Ashland 2017: Beauty and the Beast

Since making a commitment to musical theater a few years ago, OSF has amply demonstrated that it can do musicals brilliantly and well, on both an intimate scale and a — well, spectacular one, in the specific sense of the word ‘spectacle’.  Which is why this year’s signature musical is — ironically enough, precisely like its title heroine — a little odd.  It’s not that there’s anything particularly wrong with this iteration of Beauty and the Beast…it’s simply that there isn’t enough right.

Let me amplify.  Disney’s animated feature, the film that launched this franchise, is quintessentially Belle’s story — it’s told chiefly from her point of view, and hers is the strongest character arc in it.  The recent live-action feature film is — strangely enough — more Gaston’s story than anyone else’s, as that script delves more deeply into what makes him a villain and is structured so that it’s Gaston who does the most to drive the action forward.  And the Disney-produced stage musical?  This may surprise you if you haven’t seen it, but to my mind that version’s strongest story arc belongs to Lumiere.

I admit to a certain potential bias here.  The specific Disney stage version I’ve seen is that of the very first national touring company, back in the mid-’90s, wherein the role of Lumiere was played by Patrick Page.  I first met Patrick on the high school speech and debate circuit, where we were both doing expository speeches on stage magic — except that I was your average teen-aged amateur performer, and Patrick was already a seasoned professional prestidigitator.  We bonded over our mutual interest in magic, and when Patrick turned up in my college dorm a few years later as a transfer student, we rapidly developed a friendship.

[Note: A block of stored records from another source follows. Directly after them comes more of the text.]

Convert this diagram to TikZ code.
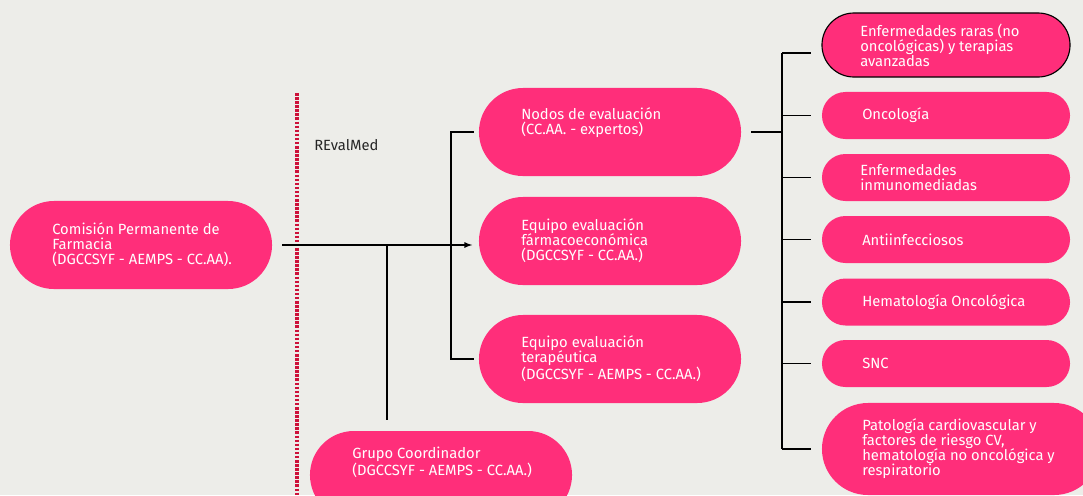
\documentclass[tikz,border=0pt]{standalone}
\usepackage{fontspec}
\setmainfont{Fira Sans}
\usepackage{tikz}
\usetikzlibrary{calc}

\definecolor{fondo}{RGB}{237,237,233}
\definecolor{rosa}{RGB}{255,46,122}
\definecolor{rojo}{RGB}{205,18,58}

\tikzset{
	caja/.style={rectangle, fill=rosa, outer sep=0pt, minimum width=6.55cm, minimum height=2.2cm, rounded corners=1.1cm},
	area/.style={rectangle, fill=rosa, outer sep=0pt, minimum width=6.2cm, minimum height=1.175cm, rounded corners=0.5875cm},
	texto/.style={text=white, align=left, inner sep=0pt, anchor=west, font=\fontsize{10.5}{10.7}\selectfont},
	linea/.style={draw=black, line width=0.9pt},
}

\begin{document}
\begin{tikzpicture}[x=0.025cm, y=-0.025cm]
				\useasboundingbox[fill=fondo] (0,0) rectangle (1083,495);
				\clip (0,0) rectangle (1083,495);
				
				\draw[rojo, line width=2.2pt, dash pattern=on 1.8pt off 1.1pt] (297,93) -- (297,495);
				\node[anchor=west, inner sep=0pt, text=black!85, font=\fontsize{10.5}{12}\selectfont] (revalmed) at (314,145) {REvalMed};
				
				% columna izquierda
				\node[caja] (comision) at (141,245) {};
				\node[texto] (tcomision) at ([xshift=1.05cm]comision.west) {Comisión Permanente de\\Farmacia\\(DGCCSYF - AEMPS - CC.AA).};
				
				\node[caja] (grupo) at (441,475) {};
				\node[texto] (tgrupo) at ([xshift=1.05cm, yshift=0.31cm]grupo.west) {Grupo Coordinador\\(DGCCSYF - AEMPS - CC.AA.)};
				
				% columna central
				\node[caja] (nodos) at (610,132) {};
				\node[texto] (tnodos) at ([xshift=1.05cm, yshift=0.24cm]nodos.west) {Nodos de evaluación\\(CC.AA. - expertos)};
				
				\node[caja] (farmaco) at (610,241) {};
				\node[texto] (tfarmaco) at ([xshift=1.05cm]farmaco.west) {Equipo evaluación\\fármacoeconómica\\(DGCCSYF - CC.AA.)};
				
				\node[caja] (terapeutica) at (610,359) {};
				\node[texto] (tterapeutica) at ([xshift=1.05cm]terapeutica.west) {Equipo evaluación\\terapéutica\\(DGCCSYF - AEMPS - CC.AA.)};
				
				% columna derecha
				\node[area, minimum height=1.6cm, rounded corners=0.8cm, draw=black, line width=0.8pt] (raras) at (946,45) {};
				\node[texto] (traras) at ([xshift=0.95cm]raras.west) {Enfermedades raras (no\\oncológicas) y terapias\\avanzadas};
				
				\node[area] (onco) at (946,115.5) {};
				\node[texto] (tonco) at ([xshift=1.0cm]onco.west) {Oncología};
				
				\node[area] (inmuno) at (946,177.5) {};
				\node[texto] (tinmuno) at ([xshift=0.95cm]inmuno.west) {Enfermedades\\inmunomediadas};
				
				\node[area] (anti) at (946,239.5) {};
				\node[texto] (tanti) at ([xshift=1.0cm]anti.west) {Antiinfecciosos};
				
				\node[area] (hemato) at (946,302) {};
				\node[texto] (themato) at ([xshift=1.0cm]hemato.west) {Hematología Oncológica};
				
				\node[area] (snc) at (946,363.5) {};
				\node[texto] (tsnc) at ([xshift=1.0cm]snc.west) {SNC};
				
				\node[area, minimum width=6.95cm, minimum height=2.3cm, rounded corners=1.15cm] (pato) at (961,449) {};
				\node[texto] (tpato) at ([xshift=1.0cm]pato.west) {Patología cardiovascular y\\factores de riesgo CV,\\hematología no oncológica y\\respiratorio};
				
				% conexiones
				\coordinate (j1) at (387,245);
				\coordinate (j2) at (451,245);
				\coordinate (j3) at (782,132);
				
				\draw[linea, -latex, shorten <=0.25cm, shorten >=0.17cm] (comision.east) -- (comision.east -| farmaco.west);
				\draw[linea, shorten >=0.275cm] (j1) -- (j1 |- grupo.north);
				\draw[linea, shorten <=0.125cm, shorten >=0.125cm] (nodos.west) -| (j2) |- (terapeutica.west);
				
				\draw[linea, shorten <=0.25cm] (nodos.east) -- (j3);
				\draw[linea] ([yshift=-0.2cm]j3 |- raras.west) -- (j3 |- pato.west);
				\draw[linea, shorten >=0.275cm] ([yshift=-0.2cm]j3 |- raras.west) -- ([yshift=-0.2cm]raras.west);
				\draw[linea, shorten >=0.275cm] (j3 |- onco.west) -- (onco.west);
				\draw[linea, shorten >=0.275cm] (j3 |- inmuno.west) -- (inmuno.west);
				\draw[linea, shorten >=0.275cm] (j3 |- anti.west) -- (anti.west);
				\draw[linea, shorten >=0.275cm] (j3 |- hemato.west) -- (hemato.west);
				\draw[linea, shorten >=0.275cm] (j3 |- snc.west) -- (snc.west);
				\draw[linea, shorten >=0.275cm] (j3 |- pato.west) -- (pato.west);
\end{tikzpicture}
\end{document}
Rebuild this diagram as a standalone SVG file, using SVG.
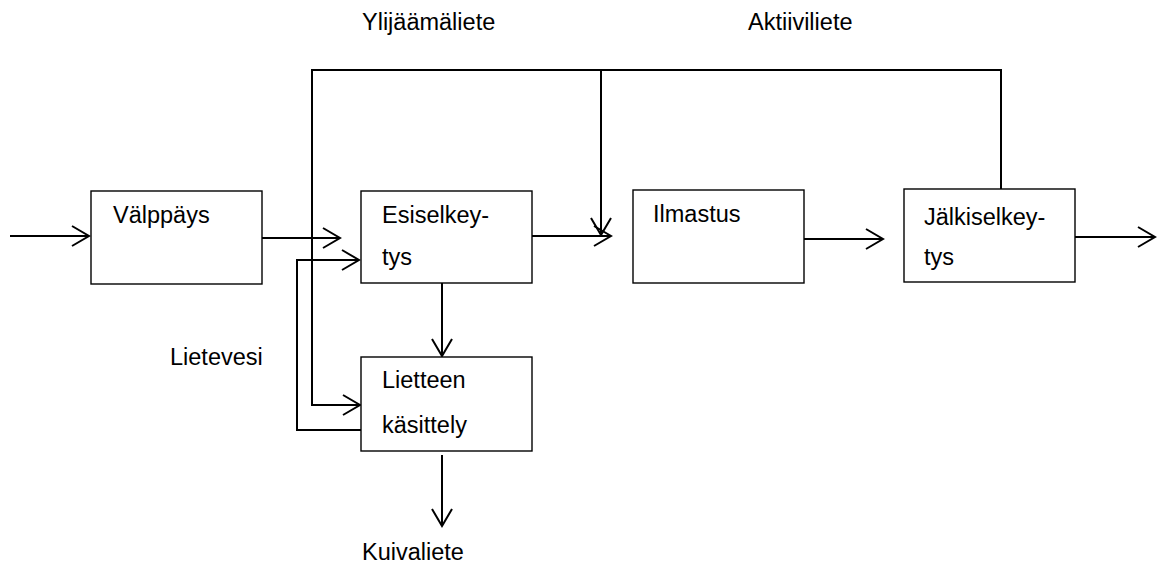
<svg xmlns="http://www.w3.org/2000/svg" width="1157" height="565" viewBox="0 0 1157 565">
<style>
.box{fill:#fff;stroke:#000;stroke-width:1.4}
.ln{fill:none;stroke:#000;stroke-width:2}
text{font-family:"Liberation Sans",Arial,sans-serif;font-size:23.5px;fill:#000}
</style>
<defs>
<marker id="ah" markerUnits="userSpaceOnUse" markerWidth="40" markerHeight="40" viewBox="-20 -20 40 40" refX="0" refY="0" orient="auto">
<path d="M-17,-10 L0,0 L-17,10" fill="none" stroke="#000" stroke-width="2"/>
</marker>
</defs>
<rect width="1157" height="565" fill="#fff"/>
<g id="connectors">
<line class="ln" x1="10" y1="236" x2="89" y2="236" marker-end="url(#ah)"/>
<line class="ln" x1="262" y1="238" x2="340" y2="238" marker-end="url(#ah)"/>
<polyline class="ln" points="1001,189 1001,70 312,70 312,405 360,405" marker-end="url(#ah)"/>
<line class="ln" x1="601" y1="70" x2="601" y2="235" marker-end="url(#ah)"/>
<line class="ln" x1="532" y1="236" x2="611" y2="236" marker-end="url(#ah)"/>
<polyline class="ln" points="361,430 297,430 297,260 359,260" marker-end="url(#ah)"/>
<line class="ln" x1="442" y1="283" x2="442" y2="356" marker-end="url(#ah)"/>
<line class="ln" x1="442" y1="455" x2="442" y2="526" marker-end="url(#ah)"/>
<line class="ln" x1="804" y1="239" x2="883" y2="239" marker-end="url(#ah)"/>
<line class="ln" x1="1075" y1="237" x2="1155" y2="237" marker-end="url(#ah)"/>
</g>
<g id="valppays"><rect class="box" x="91" y="191" width="171" height="93"/><text x="113" y="223">Välppäys</text></g>
<g id="esiselkeytys"><rect class="box" x="361" y="191" width="171" height="92"/><text x="382" y="223">Esiselkey-</text><text x="382" y="265">tys</text></g>
<g id="lietteen"><rect class="box" x="361" y="357" width="171" height="94"/><text x="382" y="388">Lietteen</text><text x="382" y="433">käsittely</text></g>
<g id="ilmastus"><rect class="box" x="633" y="190" width="171" height="93"/><text x="653" y="222">Ilmastus</text></g>
<g id="jalkiselkeytys"><rect class="box" x="904" y="189" width="171" height="93"/><text x="924" y="225">Jälkiselkey-</text><text x="924" y="265">tys</text></g>
<g id="labels">
<text x="362" y="30">Ylijäämäliete</text>
<text x="748" y="30">Aktiiviliete</text>
<text x="170" y="365">Lietevesi</text>
<text x="362" y="560">Kuivaliete</text>
</g>
</svg>
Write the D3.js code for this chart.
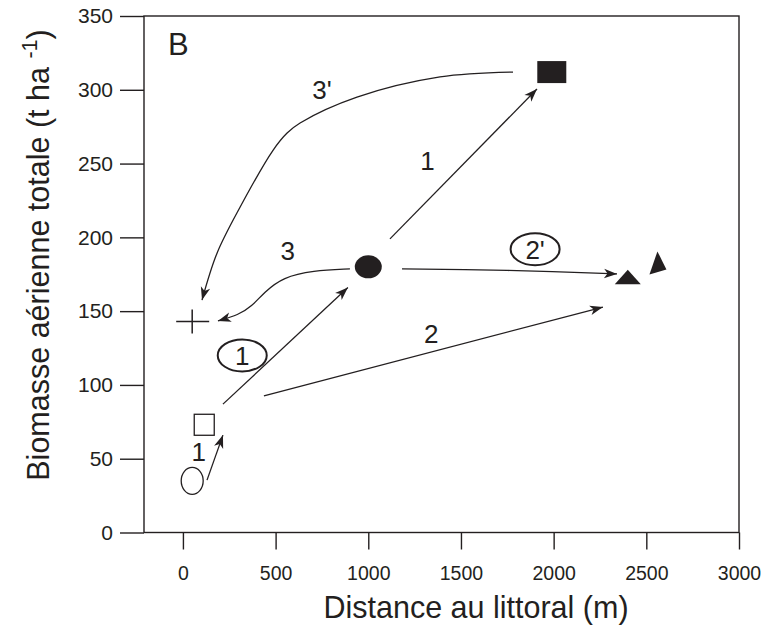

Returning, though, to Beauty and the Beast — in the “official” Disney stage version, there’s a good deal of added material, and most of that material serves to transform the story from a light animated romance into a full-bore Broadway spectacle.  Specifically, it becomes via both script and choreography a French cabaret show, with several new speaking parts for members of the household staff and a major new song, “Human Again”, which supports both a major production number and a much stronger character arc for Lumiere and Cogsworth.  And the result?  Structurally, the changes transform Lumiere’s role from that of a passive narrator to an active master of ceremonies, creating a much stronger character arc for the talking furniture as a whole — and for Lumiere in particular, by way of a specific romantic interest in particular.

Or so I conclude from the touring show I saw all those years ago, in which Patrick’s Lumiere was definitely the prime mover.  And that brings us to the trouble with OSF’s production.  Necessarily, OSF’s version has chosen not to try and match the visual spectacle of the Disney shows — most particularly, there’s no attempt at all to visually replicate the sweep and wonder that’s the Beast’s amazing library.  Instead, it opts for lightning-fast pacing and nearly instant scene changes, moving the action forward as briskly as it can.  But what the production loses in the process are its character moments — with the literally tiny exception of Chip’s, as young Naiya Gardiner perfectly underplays (and steals) every scene she’s in with the help of Kate Mulligan’s Mrs. Potts, possibly the strongest pure vocalist in the cast.  As an ensemble, the cast is excellent — but there’s no one here who emerges as a focus, for either the story or the spectacle.

And as a result, what audiences have in OSF’s production is more a soundtrack album and highlight reel than anything else.  It’s watchable, and listenable, and enjoyable, and even good — but the power and depth that this story can have just isn’t there.